═════ Information shown ═════

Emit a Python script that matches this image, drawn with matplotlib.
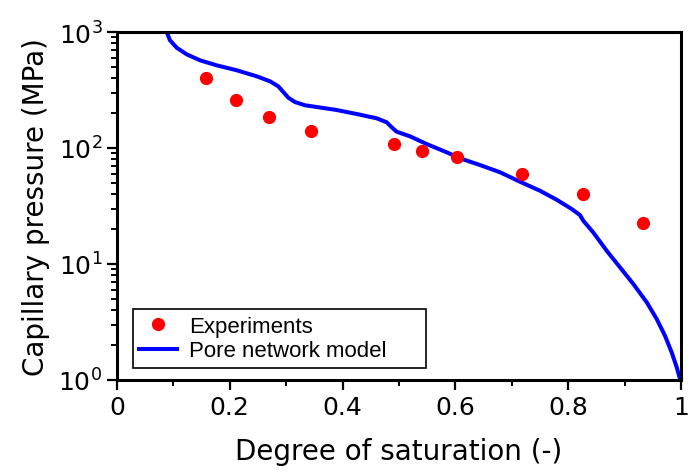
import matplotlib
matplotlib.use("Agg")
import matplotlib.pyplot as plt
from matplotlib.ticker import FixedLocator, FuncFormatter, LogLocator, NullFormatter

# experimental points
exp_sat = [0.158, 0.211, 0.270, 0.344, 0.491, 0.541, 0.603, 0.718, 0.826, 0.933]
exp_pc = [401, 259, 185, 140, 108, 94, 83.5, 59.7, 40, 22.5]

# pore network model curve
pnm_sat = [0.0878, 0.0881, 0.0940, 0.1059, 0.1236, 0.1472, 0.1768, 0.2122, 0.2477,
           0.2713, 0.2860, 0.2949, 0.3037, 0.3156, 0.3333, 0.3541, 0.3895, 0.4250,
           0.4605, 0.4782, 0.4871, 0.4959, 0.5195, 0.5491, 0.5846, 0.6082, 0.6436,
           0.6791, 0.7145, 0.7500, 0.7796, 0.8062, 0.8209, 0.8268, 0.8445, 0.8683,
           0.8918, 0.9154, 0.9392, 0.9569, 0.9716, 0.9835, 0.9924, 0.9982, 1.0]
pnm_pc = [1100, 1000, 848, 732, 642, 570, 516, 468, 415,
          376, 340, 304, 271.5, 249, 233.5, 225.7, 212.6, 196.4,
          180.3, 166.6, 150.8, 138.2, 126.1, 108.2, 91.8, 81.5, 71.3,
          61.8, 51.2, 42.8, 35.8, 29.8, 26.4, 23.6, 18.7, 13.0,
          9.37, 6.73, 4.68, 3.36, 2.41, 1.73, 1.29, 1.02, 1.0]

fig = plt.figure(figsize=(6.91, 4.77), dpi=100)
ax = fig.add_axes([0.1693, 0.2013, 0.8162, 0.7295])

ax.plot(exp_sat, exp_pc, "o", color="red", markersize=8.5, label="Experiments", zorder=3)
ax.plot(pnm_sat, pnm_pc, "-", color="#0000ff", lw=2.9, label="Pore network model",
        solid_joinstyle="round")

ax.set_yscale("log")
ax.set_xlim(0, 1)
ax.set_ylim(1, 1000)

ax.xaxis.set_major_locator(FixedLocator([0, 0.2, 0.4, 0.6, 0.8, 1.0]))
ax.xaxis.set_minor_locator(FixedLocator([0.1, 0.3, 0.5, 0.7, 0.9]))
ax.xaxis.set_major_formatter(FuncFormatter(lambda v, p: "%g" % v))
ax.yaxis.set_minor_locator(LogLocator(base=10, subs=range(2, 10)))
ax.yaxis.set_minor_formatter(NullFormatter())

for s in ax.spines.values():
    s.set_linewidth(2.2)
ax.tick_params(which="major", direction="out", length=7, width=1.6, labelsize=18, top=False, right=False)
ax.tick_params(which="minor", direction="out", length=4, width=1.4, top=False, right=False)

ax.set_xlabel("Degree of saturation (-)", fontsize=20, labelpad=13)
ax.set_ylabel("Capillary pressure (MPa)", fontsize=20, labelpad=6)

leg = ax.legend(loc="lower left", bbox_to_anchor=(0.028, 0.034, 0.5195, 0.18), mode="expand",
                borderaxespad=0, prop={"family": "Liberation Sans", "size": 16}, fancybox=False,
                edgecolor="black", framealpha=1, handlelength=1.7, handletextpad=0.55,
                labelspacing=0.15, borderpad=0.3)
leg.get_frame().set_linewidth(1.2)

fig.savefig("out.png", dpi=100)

═════

Requirements: Only the lines from the start of the material through the line containing "ax = fig.add_axes([0.1693, 0.2013, 0.8162, 0.7295])" should be transcribed. Pictures stay out.

Solution for this problem:
Emit a Python script that matches this image, drawn with matplotlib.
import matplotlib
matplotlib.use("Agg")
import matplotlib.pyplot as plt
from matplotlib.ticker import FixedLocator, FuncFormatter, LogLocator, NullFormatter

# experimental points
exp_sat = [0.158, 0.211, 0.270, 0.344, 0.491, 0.541, 0.603, 0.718, 0.826, 0.933]
exp_pc = [401, 259, 185, 140, 108, 94, 83.5, 59.7, 40, 22.5]

# pore network model curve
pnm_sat = [0.0878, 0.0881, 0.0940, 0.1059, 0.1236, 0.1472, 0.1768, 0.2122, 0.2477,
           0.2713, 0.2860, 0.2949, 0.3037, 0.3156, 0.3333, 0.3541, 0.3895, 0.4250,
           0.4605, 0.4782, 0.4871, 0.4959, 0.5195, 0.5491, 0.5846, 0.6082, 0.6436,
           0.6791, 0.7145, 0.7500, 0.7796, 0.8062, 0.8209, 0.8268, 0.8445, 0.8683,
           0.8918, 0.9154, 0.9392, 0.9569, 0.9716, 0.9835, 0.9924, 0.9982, 1.0]
pnm_pc = [1100, 1000, 848, 732, 642, 570, 516, 468, 415,
          376, 340, 304, 271.5, 249, 233.5, 225.7, 212.6, 196.4,
          180.3, 166.6, 150.8, 138.2, 126.1, 108.2, 91.8, 81.5, 71.3,
          61.8, 51.2, 42.8, 35.8, 29.8, 26.4, 23.6, 18.7, 13.0,
          9.37, 6.73, 4.68, 3.36, 2.41, 1.73, 1.29, 1.02, 1.0]

fig = plt.figure(figsize=(6.91, 4.77), dpi=100)
ax = fig.add_axes([0.1693, 0.2013, 0.8162, 0.7295])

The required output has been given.